DATA PROVIDED
+---+

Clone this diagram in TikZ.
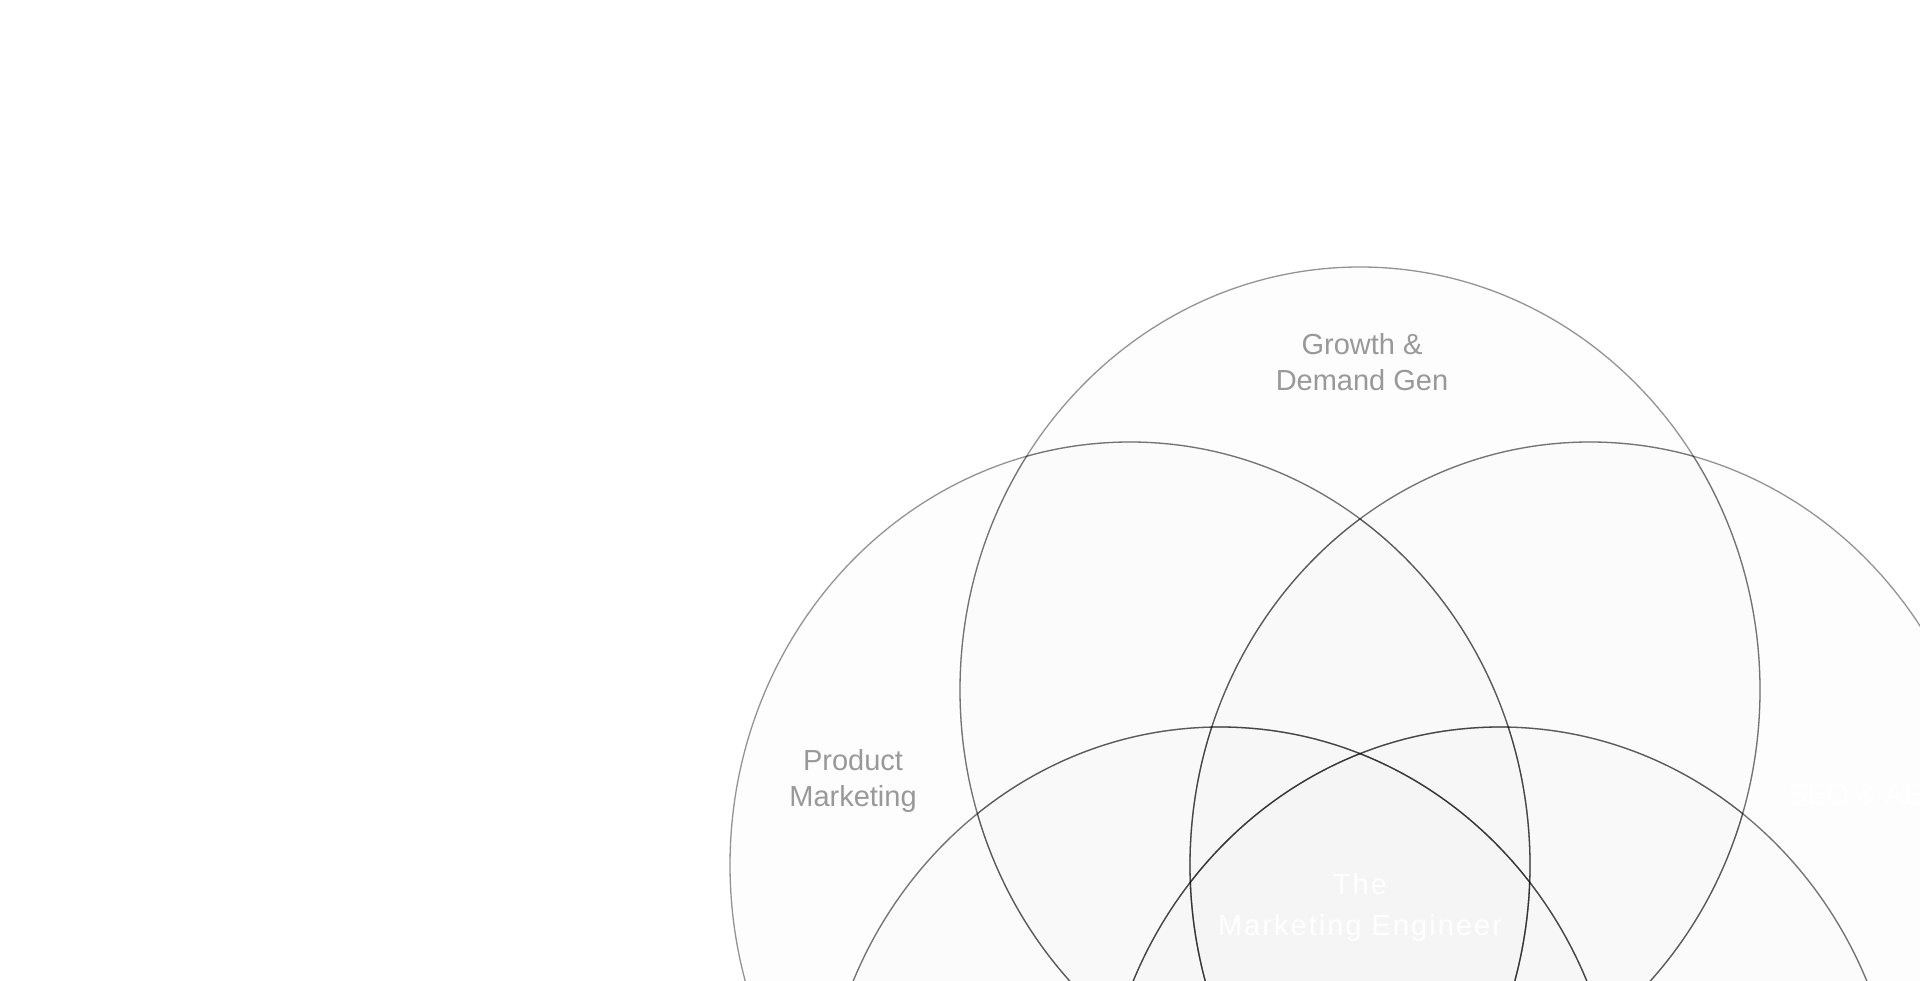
\documentclass[tikz,border=0pt]{standalone}
\usepackage{fontspec}
\setmainfont{Liberation Sans}
\newfontfamily\spacedfont[LetterSpace=7]{Liberation Sans}
\definecolor{labelgray}{HTML}{999999}
\tikzset{
  vennfill/.style={fill=black, fill opacity=0.009, draw=none},
  vennbase/.style={draw=black, draw opacity=0.42, line width=1.3pt},
  vennextra/.style={draw=black, draw opacity=0.21, line width=1.3pt},
  graylabel/.style={text=labelgray, align=center, inner sep=0pt, font=\fontsize{29}{35.5}\selectfont},
  whitelabel/.style={text=white, align=center, inner sep=0pt},
}
\begin{document}
\begin{tikzpicture}[x=1pt, y=-1pt]
\useasboundingbox (0,0) rectangle (1920,981);
\fill[white] (0,0) rectangle (1920,981);
\clip (0,0) rectangle (1920,981);
% circle centres (pentagon)
\def\rx{400}\def\ry{423}
\def\circlelist{1360/690, 1130/865, 1590/865, 1220/1150, 1500/1150}
% fills
\foreach \cx/\cy in \circlelist {
  \path[vennfill] (\cx,\cy) ellipse [x radius=\rx, y radius=\ry];
}
% base strokes
\foreach \cx/\cy in \circlelist {
  \path[vennbase] (\cx,\cy) ellipse [x radius=\rx, y radius=\ry];
}
% darker stroke segments inside other circles
\foreach \cx/\cy in \circlelist {
  \foreach \dx/\dy in \circlelist {
    \ifdim \cx pt=\dx pt \ifdim \cy pt=\dy pt \else
      \begin{scope}
        \clip (\dx,\dy) ellipse [x radius=\rx, y radius=\ry];
        \path[vennextra] (\cx,\cy) ellipse [x radius=\rx, y radius=\ry];
      \end{scope}
    \fi \else
      \begin{scope}
        \clip (\dx,\dy) ellipse [x radius=\rx, y radius=\ry];
        \path[vennextra] (\cx,\cy) ellipse [x radius=\rx, y radius=\ry];
      \end{scope}
    \fi
  }
}
% labels
\node[graylabel] (growth) at (1362,362) {Growth \&\\Demand Gen};
\node[graylabel] (product) at (853,781) {Product\\Marketing};
\node[whitelabel, anchor=base, font=\fontsize{29}{35.5}\selectfont] (seo) at (1867,804) {SEO \& AEO};
\node[whitelabel, font=\spacedfont\fontsize{29}{41}\selectfont] (engineer) at (1360,907) {The\\Marketing Engineer};
\end{tikzpicture}
\end{document}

+---+

GOAL
Each line above is to be copied verbatim. Drop any image from the copy.

ANSWER IN FULL
Clone this diagram in TikZ.
\documentclass[tikz,border=0pt]{standalone}
\usepackage{fontspec}
\setmainfont{Liberation Sans}
\newfontfamily\spacedfont[LetterSpace=7]{Liberation Sans}
\definecolor{labelgray}{HTML}{999999}
\tikzset{
  vennfill/.style={fill=black, fill opacity=0.009, draw=none},
  vennbase/.style={draw=black, draw opacity=0.42, line width=1.3pt},
  vennextra/.style={draw=black, draw opacity=0.21, line width=1.3pt},
  graylabel/.style={text=labelgray, align=center, inner sep=0pt, font=\fontsize{29}{35.5}\selectfont},
  whitelabel/.style={text=white, align=center, inner sep=0pt},
}
\begin{document}
\begin{tikzpicture}[x=1pt, y=-1pt]
\useasboundingbox (0,0) rectangle (1920,981);
\fill[white] (0,0) rectangle (1920,981);
\clip (0,0) rectangle (1920,981);
% circle centres (pentagon)
\def\rx{400}\def\ry{423}
\def\circlelist{1360/690, 1130/865, 1590/865, 1220/1150, 1500/1150}
% fills
\foreach \cx/\cy in \circlelist {
  \path[vennfill] (\cx,\cy) ellipse [x radius=\rx, y radius=\ry];
}
% base strokes
\foreach \cx/\cy in \circlelist {
  \path[vennbase] (\cx,\cy) ellipse [x radius=\rx, y radius=\ry];
}
% darker stroke segments inside other circles
\foreach \cx/\cy in \circlelist {
  \foreach \dx/\dy in \circlelist {
    \ifdim \cx pt=\dx pt \ifdim \cy pt=\dy pt \else
      \begin{scope}
        \clip (\dx,\dy) ellipse [x radius=\rx, y radius=\ry];
        \path[vennextra] (\cx,\cy) ellipse [x radius=\rx, y radius=\ry];
      \end{scope}
    \fi \else
      \begin{scope}
        \clip (\dx,\dy) ellipse [x radius=\rx, y radius=\ry];
        \path[vennextra] (\cx,\cy) ellipse [x radius=\rx, y radius=\ry];
      \end{scope}
    \fi
  }
}
% labels
\node[graylabel] (growth) at (1362,362) {Growth \&\\Demand Gen};
\node[graylabel] (product) at (853,781) {Product\\Marketing};
\node[whitelabel, anchor=base, font=\fontsize{29}{35.5}\selectfont] (seo) at (1867,804) {SEO \& AEO};
\node[whitelabel, font=\spacedfont\fontsize{29}{41}\selectfont] (engineer) at (1360,907) {The\\Marketing Engineer};
\end{tikzpicture}
\end{document}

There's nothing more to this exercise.